I accidentally woke up and prepared for a 9 am shift today, only to realize that my shift started 4 hours later than that. I didn’t realize that until I was finishing my breakfast, and would only need to put my boots on before heading out the door. I’d say that on the bright side, I wasn’t late, however I can’t deal with an abundance of time because I actually do end up running late after occupying my time in other ways. Today was no exception.

In my abundance of time, I Googled the term “why would fate bring you back to unrequited love.” The results were mixed, but not quite what I was looking for. There were articles about what happens when it works out well, what to do so you’re not torturing yourself when it doesn’t work out, but nothing about unrequited love as an act of a cruel mistress.

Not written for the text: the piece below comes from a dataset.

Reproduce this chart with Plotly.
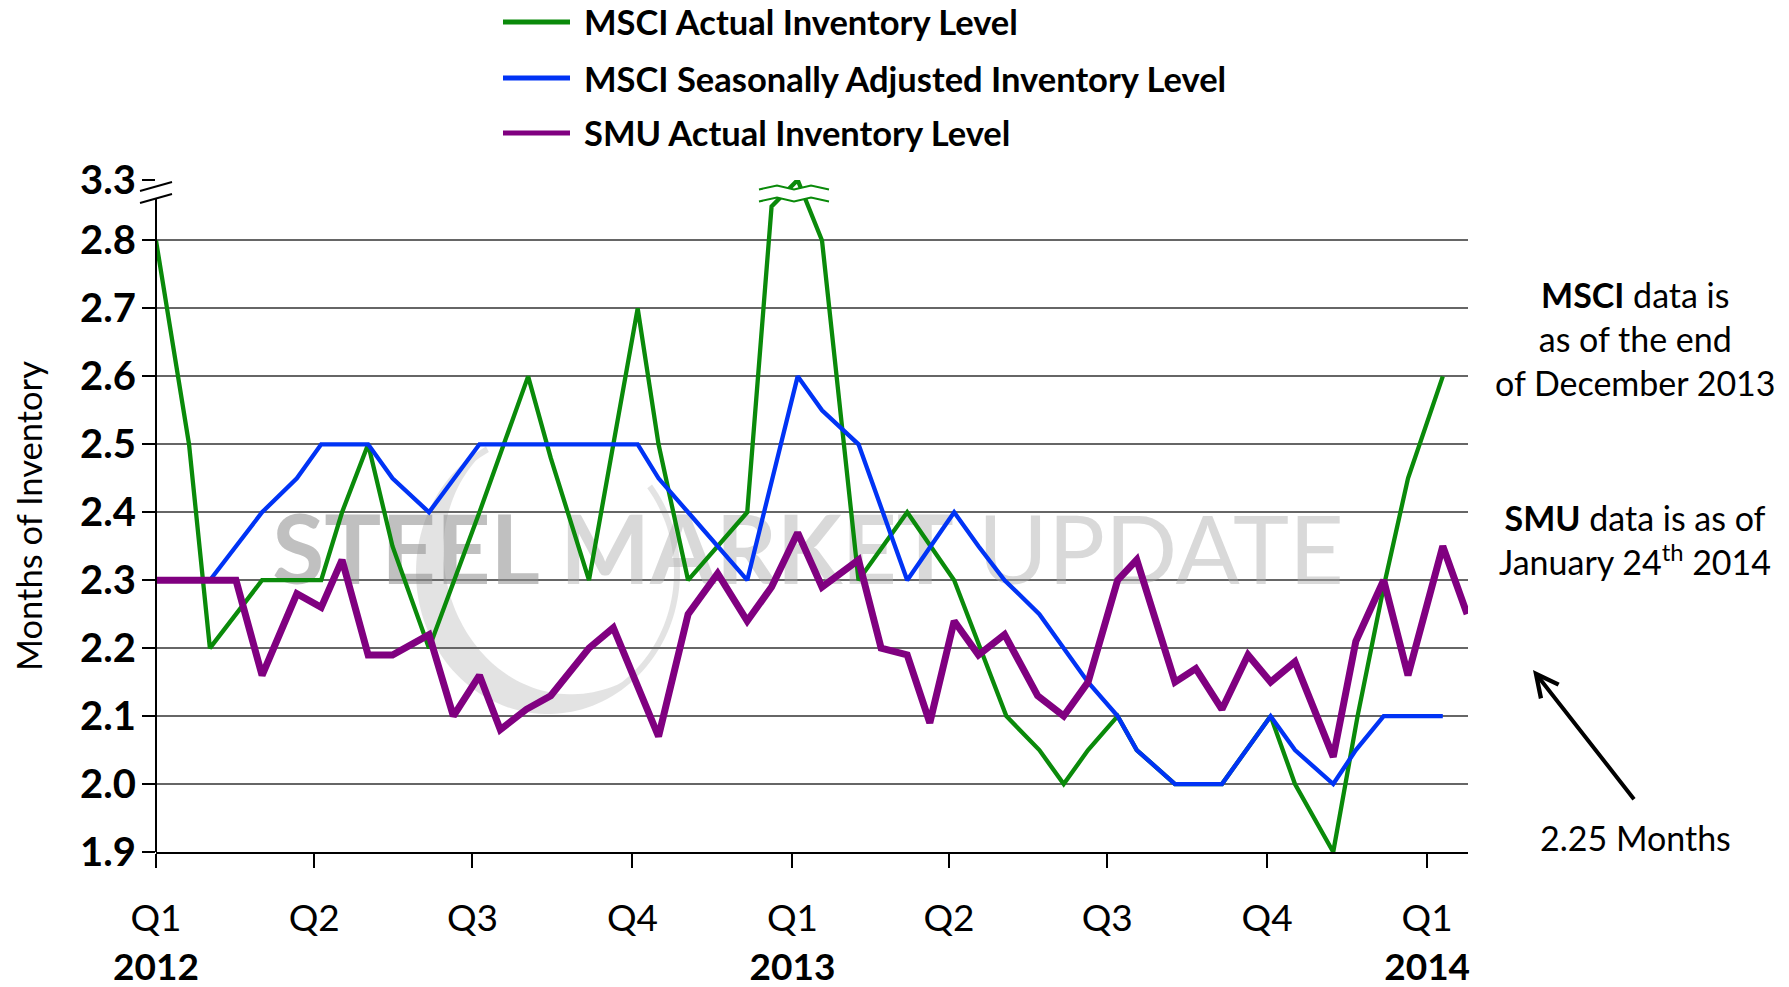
import numpy as np
import plotly.graph_objects as go

# ---------------- data ----------------
msci_actual_dates = ["2012-01-01", "2012-01-20", "2012-02-01", "2012-03-02", "2012-04-05", "2012-04-17",
                     "2012-05-02", "2012-05-16", "2012-06-06", "2012-07-05", "2012-08-02", "2012-08-15",
                     "2012-09-06", "2012-10-04", "2012-10-16", "2012-11-02", "2012-12-06", "2012-12-20",
                     "2013-01-04", "2013-01-18", "2013-02-08", "2013-03-08", "2013-04-04", "2013-05-04",
                     "2013-05-23", "2013-06-06", "2013-06-20", "2013-07-07", "2013-07-18", "2013-08-09",
                     "2013-09-05", "2013-10-03", "2013-10-17", "2013-11-08", "2013-11-22", "2013-12-07",
                     "2013-12-21", "2014-01-10"]
msci_actual = [2.8, 2.5, 2.2, 2.3, 2.3, 2.4,
               2.5, 2.35, 2.2, 2.4, 2.6, 2.48,
               2.3, 2.7, 2.5, 2.3, 2.4, 2.85,
               3.3, 2.8, 2.3, 2.4, 2.3, 2.1,
               2.05, 2.0, 2.05, 2.1, 2.05, 2.0,
               2.0, 2.1, 2.0, 1.9, 2.1, 2.29,
               2.45, 2.6]

msci_sa_dates = ["2012-02-01", "2012-02-16", "2012-03-02", "2012-03-22", "2012-04-05", "2012-05-02",
                 "2012-05-16", "2012-06-06", "2012-07-05", "2012-10-04", "2012-10-16", "2012-11-02",
                 "2012-12-06", "2013-01-04", "2013-01-18", "2013-02-08", "2013-03-08", "2013-04-04",
                 "2013-04-18", "2013-05-03", "2013-05-23", "2013-06-20", "2013-07-07", "2013-07-18",
                 "2013-08-09", "2013-09-05", "2013-10-03", "2013-10-17", "2013-11-08", "2013-11-21",
                 "2013-12-07", "2014-01-10"]
msci_sa = [2.3, 2.35, 2.4, 2.45, 2.5, 2.5,
           2.45, 2.4, 2.5, 2.5, 2.45, 2.4,
           2.3, 2.6, 2.55, 2.5, 2.3, 2.4,
           2.35, 2.3, 2.25, 2.15, 2.1, 2.05,
           2.0, 2.0, 2.1, 2.05, 2.0, 2.05,
           2.1, 2.1]

smu_dates = ["2012-01-01", "2012-02-16", "2012-03-02", "2012-03-22", "2012-04-05", "2012-04-17",
             "2012-05-02", "2012-05-16", "2012-06-06", "2012-06-20", "2012-07-05", "2012-07-17",
             "2012-08-01", "2012-08-15", "2012-09-06", "2012-09-20", "2012-10-16", "2012-11-02",
             "2012-11-19", "2012-12-06", "2012-12-20", "2013-01-04", "2013-01-18", "2013-02-08",
             "2013-02-21", "2013-03-08", "2013-03-21", "2013-04-04", "2013-04-18", "2013-05-03",
             "2013-05-22", "2013-06-06", "2013-06-20", "2013-07-07", "2013-07-18", "2013-08-09",
             "2013-08-21", "2013-09-05", "2013-09-20", "2013-10-03", "2013-10-17", "2013-11-08",
             "2013-11-21", "2013-12-07", "2013-12-21", "2014-01-10", "2014-01-24"]
smu_actual = [2.3, 2.3, 2.16, 2.28, 2.26, 2.33,
              2.19, 2.19, 2.22, 2.1, 2.16, 2.08,
              2.11, 2.13, 2.2, 2.23, 2.07, 2.25,
              2.31, 2.24, 2.29, 2.37, 2.29, 2.33,
              2.2, 2.19, 2.09, 2.24, 2.19, 2.22,
              2.13, 2.1, 2.15, 2.3, 2.33, 2.15,
              2.17, 2.11, 2.19, 2.15, 2.18, 2.04,
              2.21, 2.3, 2.16, 2.35, 2.25]

series_names = ["MSCI Actual Inventory Level", "MSCI Seasonally Adjusted Inventory Level",
                "SMU Actual Inventory Level"]
series_colors = ["#0A8A0A", "#0033F5", "#800080"]

quarter_ticks = ["2012-01-01", "2012-04-01", "2012-07-01", "2012-10-01", "2013-01-01",
                 "2013-04-01", "2013-07-01", "2013-10-01", "2014-01-01"]
quarter_labels = ["Q1<br><b>2012</b>", "Q2", "Q3", "Q4", "Q1<br><b>2013</b>", "Q2", "Q3", "Q4",
                  "Q1<br><b>2014</b>"]
y_tick_values = [1.9, 2.0, 2.1, 2.2, 2.3, 2.4, 2.5, 2.6, 2.7, 2.8, 3.3]
y_tick_labels = ["1.9", "2.0", "2.1", "2.2", "2.3", "2.4", "2.5", "2.6", "2.7", "2.8", "3.3"]

# ---------------- broken axis mapping ----------------
BREAK_START = 2.85
BREAK_VALUE = 3.3
BREAK_DISPLAY = 2.889


def to_axis(v):
    if v <= BREAK_START:
        return v
    return BREAK_START + (v - BREAK_START) * (BREAK_DISPLAY - BREAK_START) / (BREAK_VALUE - BREAK_START)


# ---------------- layout geometry (pixels, in window coordinates) ----------------
WIN_W, WIN_H = 1789, 987
OFF = 8  # default page body margin
W, H = WIN_W - OFF, WIN_H - OFF
PL, PR, PT, PB = 156, 1468, 180, 852
PW, PH = PR - PL, PB - PT
FONT = "Lato"


def px(xf):
    return (xf - PL) / PW


def py(yf):
    return (PB - yf) / PH


fig = go.Figure()

# watermark text (behind lines)
fig.add_trace(go.Scatter(
    x=["2013-01-10"], y=[2.33], mode="text",
    text=["<b><span style='color:rgba(140,140,140,0.55)'>STEEL</span> "
          "<span style='color:rgba(170,170,170,0.45)'>MARKET</span></b> "
          "<span style='color:rgba(170,170,170,0.45)'>UPDATE</span>"],
    textfont=dict(family=FONT, size=95),
    hoverinfo="skip", showlegend=False))

for dates, vals, name, color, width in [
        (msci_actual_dates, msci_actual, series_names[0], series_colors[0], 4.3),
        (msci_sa_dates, msci_sa, series_names[1], series_colors[1], 4.3),
        (smu_dates, smu_actual, series_names[2], series_colors[2], 7)]:
    fig.add_trace(go.Scatter(x=dates, y=[to_axis(v) for v in vals], mode="lines", name=name,
                             line=dict(color=color, width=width), showlegend=False))

shapes = []
# crescent logo watermark
th = np.radians(np.linspace(118, 398, 120))
cx, cy, rx, ry = 548, 572, 132, 142
wid = 6 + 28 * np.clip(np.cos(th - np.radians(215)), 0, None)
outer = [(cx + rx * np.cos(t), cy - ry * np.sin(t)) for t in th]
inner = [(cx + (rx - w) * np.cos(t), cy - (ry - w) * np.sin(t)) for t, w in zip(th, wid)][::-1]
pts = outer + inner
path = "M " + " L ".join(f"{px(a):.5f},{py(b):.5f}" for a, b in pts) + " Z"
shapes.append(dict(type="path", xref="paper", yref="paper", path=path, layer="below",
                   fillcolor="rgba(200,200,200,0.5)", line=dict(width=0)))

# y axis line with break marks
shapes.append(dict(type="line", xref="paper", yref="paper", x0=0, x1=0, y0=0, y1=py(199),
                   line=dict(color="black", width=2)))
for yy in (191, 203):
    shapes.append(dict(type="line", xref="paper", yref="paper", x0=px(140), x1=px(172),
                       y0=py(yy), y1=py(yy - 9), line=dict(color="black", width=2)))

# break marks across the green peak
zx = [759, 777, 794, 811, 829]
top = [189.5, 185.5, 189.5, 185.5, 189.5]
bot = [y + 12 for y in top]
poly = list(zip(zx, top)) + list(zip(zx[::-1], bot[::-1]))
shapes.append(dict(type="path", xref="paper", yref="paper",
                   path="M " + " L ".join(f"{px(a):.5f},{py(b):.5f}" for a, b in poly) + " Z",
                   fillcolor="white", line=dict(width=0)))
for ys in (top, bot):
    shapes.append(dict(type="path", xref="paper", yref="paper",
                       path="M " + " L ".join(f"{px(a):.5f},{py(b):.5f}" for a, b in zip(zx, ys)),
                       line=dict(color=series_colors[0], width=2)))

# legend samples
legend_y = [22, 78, 133]
annotations = []
for name, color, ly in zip(series_names, series_colors, legend_y):
    shapes.append(dict(type="line", xref="paper", yref="paper", x0=px(503), x1=px(570),
                       y0=py(ly), y1=py(ly), line=dict(color=color, width=5)))
    annotations.append(dict(xref="paper", yref="paper", x=px(582), y=py(ly), xanchor="left",
                            yanchor="middle", showarrow=False, text=f"<b>{name}</b>",
                            font=dict(family=FONT, size=34.5, color="black")))

annotations += [
    dict(xref="paper", yref="paper", x=px(28), y=py(516), textangle=-90, showarrow=False,
         text="Months of Inventory", font=dict(family=FONT, size=34.5, color="black"),
         xanchor="center", yanchor="middle"),
    dict(xref="paper", yref="paper", x=px(1635), y=py(338), showarrow=False,
         text="<b>MSCI</b> data is<br>as of the end<br>of December 2013",
         font=dict(family=FONT, size=34, color="black"), align="center",
         xanchor="center", yanchor="middle"),
    dict(xref="paper", yref="paper", x=px(1635), y=py(539), showarrow=False,
         text="<b>SMU</b> data is as of<br>January 24<sup>th</sup> 2014",
         font=dict(family=FONT, size=34, color="black"), align="center",
         xanchor="center", yanchor="middle"),
    dict(xref="paper", yref="paper", x=px(1635), y=py(837), showarrow=False,
         text="2.25 Months", font=dict(family=FONT, size=34, color="black"),
         xanchor="center", yanchor="middle"),
    dict(xref="paper", yref="paper", x=px(1533), y=py(670), ax=104, ay=133, text=" ",
         showarrow=True, arrowhead=5, arrowsize=1.1, arrowwidth=4, arrowcolor="black",
         font=dict(size=10)),
]

fig.update_layout(
    width=W, height=H,
    margin=dict(l=PL - OFF, r=WIN_W - PR, t=PT - OFF, b=WIN_H - PB, pad=0),
    paper_bgcolor="white", plot_bgcolor="white",
    font=dict(family=FONT, color="black"),
    shapes=shapes, annotations=annotations,
    showlegend=False,
    xaxis=dict(type="date", range=["2012-01-01", "2014-01-24 12:00"], tickmode="array",
               tickvals=quarter_ticks, ticktext=quarter_labels, ticks="outside", ticklen=14,
               tickwidth=2, tickcolor="black", showgrid=False, showline=True, linecolor="black",
               linewidth=2, zeroline=False, tickfont=dict(family=FONT, size=37, color="black"),
               ticklabelstandoff=19, automargin=False),
    yaxis=dict(range=[1.9, BREAK_DISPLAY], tickmode="array",
               tickvals=[to_axis(v) for v in y_tick_values], ticktext=y_tick_labels,
               ticks="outside", ticklen=13, tickwidth=2, tickcolor="black",
               showgrid=True, gridcolor="#666666", gridwidth=1.5, showline=False,
               zeroline=False, tickfont=dict(family=FONT, size=40, color="black", weight="bold"),
               ticklabelstandoff=-2, automargin=False),
)

fig.write_html("out.html")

In one of the positive articles, where meeting a past unrequited love would be for the better, it was said that the love would be stronger, better. For a moment I lived in a love story yet to be told, two hearts reunited under desperate circumstances find that… something… something… oh, who am I kidding? The only reason there’s a love story at all is because I have an amazing imagination.

When I got home from work, I ducked into J’s room to check in and talk about stuff. We discussed timelines, namely his because I was trying to figure out who visited him at work one time, back when we worked together. We got on the topic of dating, to which I was running between vague and blatantly obvious that I wanted to date him. Prior to this discussion, if I had to call what I sensed about him, it was that he was into me but reserved. I was pretty much spot-on, which means I might actually be energy sensitive… that’s another story and a small bag of crazy. Anyway, he said all this stuff about us getting along so well, but he doesn’t feel anything romantic for me, but would probably unleash his lustful side if it wouldn’t screw things up. There was something about me technically being homeless if it weren’t for him keeping me right now, and I’m not sure if he meant that as if to say he wouldn’t have taken me in if he couldn’t control himself, or if I’d be out of here if I unleash the wrong kind of crazy while living here.

I sat there in stunned silence. I had questions. I wanted to ask things. I wanted to say things. Heck, I wanted to cry, because that would mean I’d be living here and torturing myself.

He kept asking what was on my mind, and after a couple times of being asked, I threw caution to the wind. I asked about 2011, about how I remember being kissed and about the way things seemed to be back then. Was it timing? Was it because I went a bit crazy back then, with everything going on and not knowing what to do about any of it? Honestly I don’t remember his answers to those questions, but for good reason.

He invited me to watch some George Carlin before I went to my room for the night. After that, he asked if I needed anything before I went to bed. I said things like, “a million dollars… a stash of good chocolate…” and then I said “surprise me.”

So he kissed me. Not a forehead kiss like he’s been doing. Not a peck on the cheek like I had managed to get him to do, to see if he would open up some more. And no, it wasn’t a simple peck on the lips, like I kissed him last night to thank him for cooking Puerto Rican food and making a tasty meal. This was a kiss, a real, genuine, bonafide kiss.

I couldn’t properly walk down the hallway to my room after that. I was in a dreamy state, like Cinderella on the morning after the ball.

I have no clue as to where this is going. But at least the torture is seeing some improvements.